God in Christ is urging us to become so open to His love that we will simply never lose our ability to give and help. In Jesus' day, the Roman Empire owned Israel. It was always possible for a Roman soldier's spear to suddenly land slowly upon a Jew's shoulder, or point directly into his back, and then force them to perform labor, maybe even walk a mile in doing so. The Lord was saying, "Let me live inside of you at all times so that you'll be willing to walk an extra mile as well."
The Lord said, "Give to anyone who asks of you, and if anyone wants to borrow from you, do not turn them away."

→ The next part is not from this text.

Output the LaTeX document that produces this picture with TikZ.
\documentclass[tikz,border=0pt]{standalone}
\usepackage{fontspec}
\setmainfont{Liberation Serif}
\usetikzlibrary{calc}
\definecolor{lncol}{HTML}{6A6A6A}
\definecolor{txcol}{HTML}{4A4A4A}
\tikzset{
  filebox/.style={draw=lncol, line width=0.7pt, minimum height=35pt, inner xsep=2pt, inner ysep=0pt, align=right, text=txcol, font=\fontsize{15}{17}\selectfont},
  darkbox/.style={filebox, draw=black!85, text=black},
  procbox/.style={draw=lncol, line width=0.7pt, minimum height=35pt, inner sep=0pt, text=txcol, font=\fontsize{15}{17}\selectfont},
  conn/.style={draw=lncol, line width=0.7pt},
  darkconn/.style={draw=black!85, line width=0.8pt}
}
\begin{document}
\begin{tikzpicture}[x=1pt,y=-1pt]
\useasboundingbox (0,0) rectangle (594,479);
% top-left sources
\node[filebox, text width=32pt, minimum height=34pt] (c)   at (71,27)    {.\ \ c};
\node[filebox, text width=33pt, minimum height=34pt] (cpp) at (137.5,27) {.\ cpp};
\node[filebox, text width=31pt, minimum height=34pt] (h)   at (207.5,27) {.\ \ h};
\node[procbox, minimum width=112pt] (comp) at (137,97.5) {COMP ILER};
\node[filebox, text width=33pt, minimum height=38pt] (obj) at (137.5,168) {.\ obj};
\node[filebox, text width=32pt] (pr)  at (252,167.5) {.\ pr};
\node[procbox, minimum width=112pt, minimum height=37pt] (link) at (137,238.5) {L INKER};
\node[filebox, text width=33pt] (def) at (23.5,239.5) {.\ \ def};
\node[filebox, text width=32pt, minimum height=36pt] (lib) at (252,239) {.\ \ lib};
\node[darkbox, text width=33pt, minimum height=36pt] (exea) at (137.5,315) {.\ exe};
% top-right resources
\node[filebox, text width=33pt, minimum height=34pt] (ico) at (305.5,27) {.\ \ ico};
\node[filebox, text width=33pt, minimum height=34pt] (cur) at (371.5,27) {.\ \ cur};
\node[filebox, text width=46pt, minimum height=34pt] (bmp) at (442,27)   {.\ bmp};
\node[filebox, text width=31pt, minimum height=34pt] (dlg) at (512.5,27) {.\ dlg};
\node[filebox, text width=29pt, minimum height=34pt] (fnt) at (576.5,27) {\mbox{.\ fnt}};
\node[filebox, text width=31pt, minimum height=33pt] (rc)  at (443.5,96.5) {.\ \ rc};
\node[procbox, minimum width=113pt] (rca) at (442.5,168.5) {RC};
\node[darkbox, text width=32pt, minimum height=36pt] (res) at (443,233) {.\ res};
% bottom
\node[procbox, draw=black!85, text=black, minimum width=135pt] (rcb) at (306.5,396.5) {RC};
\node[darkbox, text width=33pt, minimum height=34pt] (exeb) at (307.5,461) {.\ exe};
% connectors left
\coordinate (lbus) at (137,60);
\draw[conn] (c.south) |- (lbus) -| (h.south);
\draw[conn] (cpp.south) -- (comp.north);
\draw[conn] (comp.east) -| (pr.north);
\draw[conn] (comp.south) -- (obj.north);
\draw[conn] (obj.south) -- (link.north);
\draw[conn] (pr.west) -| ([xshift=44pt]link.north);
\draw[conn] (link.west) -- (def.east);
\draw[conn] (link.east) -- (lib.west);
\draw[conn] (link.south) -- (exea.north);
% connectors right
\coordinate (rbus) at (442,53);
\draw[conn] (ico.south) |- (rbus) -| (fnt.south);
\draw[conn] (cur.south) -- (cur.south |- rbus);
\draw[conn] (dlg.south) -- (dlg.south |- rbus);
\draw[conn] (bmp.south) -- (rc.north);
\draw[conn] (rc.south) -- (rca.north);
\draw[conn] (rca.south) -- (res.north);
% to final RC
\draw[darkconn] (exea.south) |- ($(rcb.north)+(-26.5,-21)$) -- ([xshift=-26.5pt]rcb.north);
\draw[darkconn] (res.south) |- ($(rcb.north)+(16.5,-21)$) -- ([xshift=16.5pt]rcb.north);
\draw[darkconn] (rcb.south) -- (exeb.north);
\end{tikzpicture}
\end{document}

In conclusion, our theology in the New Church sheds further light still. Swedenborg was given the ability to look into the spiritual, more internal level of truth in such sayings. The major issue here is my willingness to always care for the well-being of anyone, while trying to discern what form of charity will actually help someone in need to find what is good. It simply doesn't matter if the person I'm dealing with happens to enjoy hurting me. It's righteous to defend myself, but unrighteous to hate or need vengeance. Thus, when a drug addict asks for money, or an alcoholic for something more to drink, giving toward that addiction isn't the idea. But, my ability to want to help can thrive under such situations. Sometimes however, if one's abuser happens to be a father or mother figure who hurt or abused over many years time, then often years of releasing and healing the volcanic layers of pain and anger must be journeyed through first. Often, only then may truly REAL spiritual mercy be embraced.

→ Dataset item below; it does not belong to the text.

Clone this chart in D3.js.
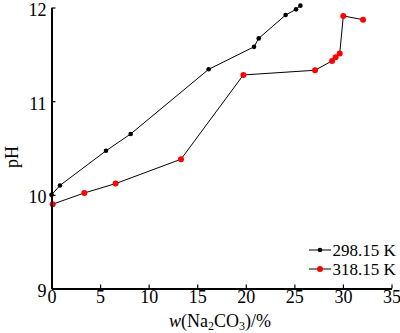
<!DOCTYPE html>
<html><head><meta charset="utf-8">
<script src="https://cdn.jsdelivr.net/npm/d3@7"></script>
<style>body{margin:0;background:#fff}svg{display:block}
svg text{font-family:"Liberation Serif","Tinos","Times New Roman","Nimbus Roman","Noto Serif","DejaVu Serif",serif;}
</style>
</head><body>
<svg id="c" width="400" height="333"></svg>
<script>
const w298 = [0, 0.87, 5.61, 8.15, 16.18, 20.85, 21.33, 24.1, 25.17, 25.62];
const pH298 = [10.0, 10.10, 10.47, 10.65, 11.34, 11.58, 11.67, 11.92, 11.98, 12.02];
const w318 = [0.12, 3.38, 6.6, 13.33, 19.75, 27.13, 28.88, 29.25, 29.67, 30.04, 32.07];
const pH318 = [9.90, 10.02, 10.12, 10.38, 11.28, 11.33, 11.43, 11.47, 11.51, 11.91, 11.87];
const seriesNames = ["298.15 K", "318.15 K"];
const xTicks = [0, 5, 10, 15, 20, 25, 30, 35];
const yTicks = [9, 10, 11, 12];

const svg = d3.select("#c");
const x = d3.scaleLinear().domain([0, 35]).range([51.5, 391.5]);
const y = d3.scaleLinear().domain([9, 12]).range([288.5, 7.5]);

const series = [
  {name: seriesNames[0], data: w298.map((v,i)=>[v,pH298[i]]), color: "#000", r: 2.3},
  {name: seriesNames[1], data: w318.map((v,i)=>[v,pH318[i]]), color: "#ff0000", r: 3}
];
const line = d3.line().x(d=>x(d[0])).y(d=>y(d[1]));
series.forEach(s=>{
  svg.append("path").attr("d", line(s.data)).attr("fill","none").attr("stroke","#000").attr("stroke-width",1);
});
series.forEach(s=>{
  svg.selectAll(null).data(s.data).enter().append("circle")
    .attr("cx",d=>x(d[0])).attr("cy",d=>y(d[1])).attr("r",s.r).attr("fill",s.color);
});

const fmt = d3.format("d");
const xa = svg.append("g").attr("transform","translate(0,288.5)")
  .call(d3.axisBottom(x).tickValues(xTicks).tickFormat(fmt).tickSize(-4).tickPadding(5).tickSizeOuter(0));
const ya = svg.append("g").attr("transform","translate(51.5,0)")
  .call(d3.axisLeft(y).tickValues(yTicks).tickFormat(fmt).tickSize(-4).tickPadding(5).tickSizeOuter(0));
[xa, ya].forEach(a=>{
  a.attr("font-family",null).attr("font-size",null);
  a.select(".domain").attr("stroke","#000").attr("stroke-width",2);
  a.selectAll(".tick line").attr("stroke","#000").attr("stroke-width",1.2);
  a.selectAll("text").style("font-size","18px").attr("fill","#000");
});
xa.selectAll("text").attr("dy","0.71em").attr("y",2);
ya.selectAll("text").attr("x",-5).attr("dy","0.45em");

const xt = svg.append("text").attr("x",220).attr("y",327).attr("text-anchor","middle")
  .style("font-size","18px").attr("fill","#000");
xt.append("tspan").attr("font-style","italic").text("w");
xt.append("tspan").text("(Na");
xt.append("tspan").style("font-size","12px").attr("dy",3).text("2");
xt.append("tspan").attr("dy",-3).text("CO");
xt.append("tspan").style("font-size","12px").attr("dy",3).text("3");
xt.append("tspan").attr("dy",-3).text(")/%");

svg.append("text").attr("transform","translate(18,157) rotate(-90)").attr("text-anchor","middle")
  .style("font-size","18px").attr("fill","#000").text("pH");

series.forEach((s,i)=>{
  const ly = 250 + i*19;
  svg.append("line").attr("x1",309).attr("x2",331).attr("y1",ly).attr("y2",ly).attr("stroke","#000").attr("stroke-width",1);
  svg.append("circle").attr("cx",320).attr("cy",ly).attr("r",s.r).attr("fill",s.color);
  svg.append("text").attr("x",332.5).attr("y",ly+6).style("font-size","17px").attr("fill","#000").text(s.name);
});
</script>
</body></html>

Our celestial level of being can hear these words of Christ in Matthew revealing the truth that when others are caught up in hellishness, they will try to pull your own love and wisdom away from you, and drag you down with them. But, no matter what kind of evil and darkness an abuser may want to extract out of your heart and mind, with the Lord as our Infinitely loving Protector on our side, there's nothing to fear. Swedenborg wrote, "The Lord cannot protect us if on account of the evil done to us we should [then] burn with enmity, hatred, and revenge, for these drive away Divine protection."

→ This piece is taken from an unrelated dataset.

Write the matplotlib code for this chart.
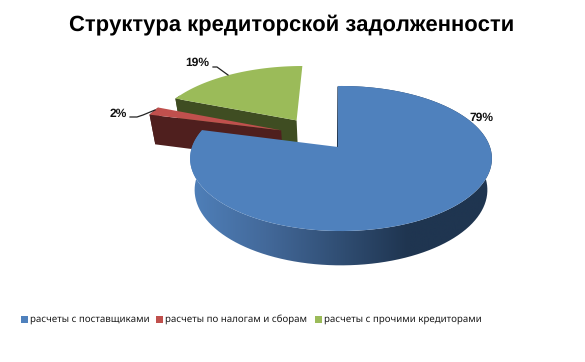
import numpy as np
import matplotlib
matplotlib.use('Agg')
import matplotlib.pyplot as plt
from matplotlib.colors import LinearSegmentedColormap
from matplotlib.patches import Polygon, Rectangle

plt.rcParams['text.hinting'] = 'none'
plt.rcParams['text.hinting_factor'] = 1

# chart values
categories = ['расчеты с поставщиками', 'расчеты по налогам и сборам', 'расчеты с прочими кредиторами']
shares = [79, 2, 19]
title = 'Структура кредиторской задолженности'

# look of the pie, in picture pixels
top_colors = ['#4F81BD', '#C0504D', '#9BBB59']
side_colors = ['#1F3550', '#4F1F1E', '#3F4D22']
explode = [(0.0, 0.0), (-0.417, 0.245), (-0.317, 0.40)]
apex_nudge = [-0.02, 0.0, 0.0]   # the big wedge's point sits a little left of centre
VX, VY = 341, 147    # pie centre on screen
RX, RY = 149, 70.7   # projected radii
TILT = 0.1586        # perspective: far side looks smaller
DEPTH = 31
SHRINK = 0.97
LAST_VISIBLE = 295   # outer wall turns away from the viewer past this angle


def project(u, v, bottom=False):
    """Map points of the pie plane to picture pixels."""
    d = 1 + TILT * v
    dx = RX * u / d
    dy = RY * v / d
    if bottom:
        return VX + SHRINK * dx, VY - SHRINK * dy + DEPTH / d
    return VX + dx, VY - dy


def arc(start, stop, off):
    a = np.radians(np.linspace(start, stop, 120))
    return np.sin(a) + off[0], np.cos(a) + off[1]


fig = plt.figure(figsize=(5.85, 3.62), dpi=100, facecolor='white')
ax = fig.add_axes([0, 0, 1, 1])
ax.set_axis_off()

stops = np.cumsum([0] + shares) * 3.6

# far wedges first, the big one last so it covers them
for i in [2, 1, 0]:
    start, stop = stops[i], stops[i + 1]
    off = explode[i]
    u, v = arc(start, stop, off)
    tx, ty = project(u, v)
    wall_u, wall_v = arc(start, min(stop, LAST_VISIBLE), off)
    wx, wy = project(wall_u, wall_v)
    bx, by = project(wall_u, wall_v, bottom=True)
    side = np.column_stack([np.r_[wx, bx[::-1]], np.r_[wy, by[::-1]]])

    if i == 0:
        # front of the big wedge fades from blue to dark navy
        cmap = LinearSegmentedColormap.from_list(
            'front', [(0, '#4F80BA'), (0.25, '#43699A'), (0.72, '#1F3550'), (1, '#1F3550')])
        img = ax.imshow(np.linspace(0, 1, 256)[None, :], cmap=cmap, aspect='auto',
                        extent=(bx.min() - 5, bx.max() + 5, by.max() + 5, ty.min() - 5), zorder=6)
        img.set_clip_path(Polygon(side, transform=ax.transData))
    else:
        ax.add_patch(Polygon(side, fc=side_colors[i], ec='none', zorder=(2 - i) * 3 + 1))
        # cut face turned to the viewer
        a = np.radians(start)
        cut_u = np.array([off[0], np.sin(a) + off[0]])
        cut_v = np.array([off[1], np.cos(a) + off[1]])
        cx, cy = project(cut_u, cut_v)
        dx, dy = project(cut_u, cut_v, bottom=True)
        face = np.column_stack([np.r_[cx, dx[::-1]], np.r_[cy, dy[::-1]]])
        ax.add_patch(Polygon(face, fc=side_colors[i], ec='none', zorder=(2 - i) * 3 + 1))

    vx, vy = project(np.array([off[0] + apex_nudge[i]]), np.array([off[1]]))
    tx[0] = tx[0] + RX * apex_nudge[i]   # keep the straight edge upright
    top = np.column_stack([np.r_[vx, tx], np.r_[vy, ty]])
    z = 7 if i == 0 else (2 - i) * 3 + 2
    ax.add_patch(Polygon(top, fc=top_colors[i], ec='none', zorder=z))

# dark seam on the straight edge of the big wedge
sx, sy = project(np.array([apex_nudge[0], apex_nudge[0]]), np.array([0.0, 0.98]))
ax.plot(sx - 0.5, sy, color='#1F3550', lw=0.8, zorder=6.5)

# percent labels
label_pos = [(481, 118), (118, 114), (197, 63)]
for val, (x, y) in zip(shares, label_pos):
    ax.text(x, y, f'{val}%', ha='center', va='center', fontsize=8.5, fontweight='bold',
            family='Liberation Sans', color='#111111', zorder=10)
ax.plot([130, 137, 143, 155], [117, 117, 115, 110], color='#222222', lw=0.9, zorder=10)
ax.plot([213, 217, 228], [67, 67, 75], color='#222222', lw=0.9, zorder=10)

ax.text(292, 25, title, ha='center', va='center', fontsize=16, fontweight='bold',
        family='Liberation Sans', color='black')

# legend along the bottom
swatch_x = [21, 156, 315]
for x, name, col in zip(swatch_x, categories, top_colors):
    ax.add_patch(Rectangle((x, 316), 6.5, 6.5, fc=col, ec='none'))
    ax.text(x + 9, 319.5, name, ha='left', va='center', fontsize=7.0, fontweight='bold',
            family='Noto Sans', color='#1a1a1a')

ax.set_xlim(0, 585)
ax.set_ylim(362, 0)
fig.savefig('out.png', dpi=100, facecolor='white')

We may be struck on the face spiritually or naturally speaking, as some lost soul attempts to drag us into physical violence or into a vicious court battle, but our spiritual goodness and truth (symbolized by the facial aspect of the human body) can ALWAYS BE GIVEN for them to see and feel. And if someone attempts to take the tunic of spiritual understanding you wear around your mind in life, the one you wear that was made from the truth in the Word, then give them as much of that spiritual garment you wear around your soul in return for their behavior. Thus Jesus said, "If anyone wants to sue you and take away your tunic, let him have your cloak also."
A real Christian must stand ready in love with the strength of God behind them, ready to give and forgive. But there's only one way to be able to do this. You yourself MUST develop your highest Self…you must have God alive-and-well within you, in a very experiential, conscious and powerful way. With the Divine love and mercy of the Lord flowing greatly within, we're able to transform our rage, pain and devastation into forgiveness and a much higher perception of the infinite extent of God's love for all. The use of force and violence must always be our last resort, yet at times it may be needed to sway evil from acting and destroying.
The bottom line must be, that in a spiritual and natural sense in life we must be ready to always offer the other cheek too.